About Solar Energy

about solar energy


The sun is the source of all the energy on earth, directly or indirectly (except nuclear energy).

Coal, petroleum, wind, Hydro, nuclear fuel, and fire-wood have been the major sources of energy conventionally.

All the plant (tree) matter on earth is produced by photosynthesis, using Sun’s energy. Animal matter is derived from plants (directly or indirectly).

Coal was formed millions of years ago by the fossilization of trees.

Petroleum likewise was formed from animal matter.

Whereas coal and petroleum are continuously depleting, the other sources are renewable. The sun causes those sources to be perpetual.

Moreover, coal and petroleum are used by means of combustion which results in CO2 generation. One kg of carbon results in 3.7kg of CO2. This is equal to about 550 liters.


Electrical energy is the most versatile form of energy.

Hydroelectric energy is produced when rainwater is collected in dams and is used for running turbines. Rain is caused by the sun, year after year.

Similarly, wind, ocean currents, and waves, which are sources of renewable energy can also be converted into electrical energy for ease of use.


The energy in sun rays can be directly converted into electricity by using solar photovoltaic (P.V.) panels. In the past 10 years, conversion efficiency has been going up due to technological advancement. In the case of silicon PV panels efficiency has increased from 14% to 25%.

The up-gradation has been as below:

From Poly Crystalline silicon PV panels to Mono Crystalline panels and onto Mono PERC and further to mono facial mono-PERC half-cut and again to bifacial mono-PERC half-cut solar PV panels there has been a steady increase in efficiency.

All the above are commercially available as of date. Extensive research is happening to improve the efficiency of silicon solar panels and solar panels made of other materials.

The most common size of silicon panels is about 1mX2m, with weight varying from 20-28kg. Bigger panels are not in vogue due to consideration of mechanical strength.

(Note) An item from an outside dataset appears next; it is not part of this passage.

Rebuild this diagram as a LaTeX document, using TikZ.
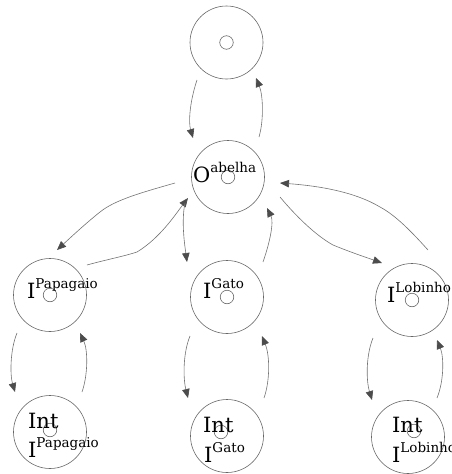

Panels rated 1 kilowatt generate 1 KW power under standard test conditions irrespective of efficiency.

All that you need is more area for lower-efficiency panels.

Huge wind turbines are contributing to the electric grid in a big way.

It should be understood that both solar PV and wind energy are highly variable from moment to moment and have limited stand-alone applications.

In general electric motors, heaters, lights, etc. need a steady source of power.

The electric grid uses hydro-electric generators, nuclear  generators, coal-fired and oil-fired thermal power   plants which are steady sources of electrical energy,

Wind and solar can form, maybe 20% of the grid source, so that grid does not become imbalanced. Wind/solar energy can be stored in batteries or by pumping water to high-level dams. The stored water can be used to operate hydroelectric turbines subsequently. However, there is considerable wastage.

One familiar example of the usage of solar electric energy is the operation of irrigation pumps by including a variable frequency drive in the system, whereby the need for the battery is eliminated.

On-grid vs Off- Grid


On- grid system consists of solar PV panels, a grid-tie inverter, and the electric grid. When power is to be pumped into the electric grid the waveform and the voltage have to match 100%.It is called grid synchronization.

Moreover, in case of grid failure, the solar inverter has to be shut off simultaneously This is called anti- islanding provision.


OFF- Grid solar system consists of solar PV panels, solar inverter, and battery. Steady electric power is supplied to the load (motors, heaters, lights, etc.).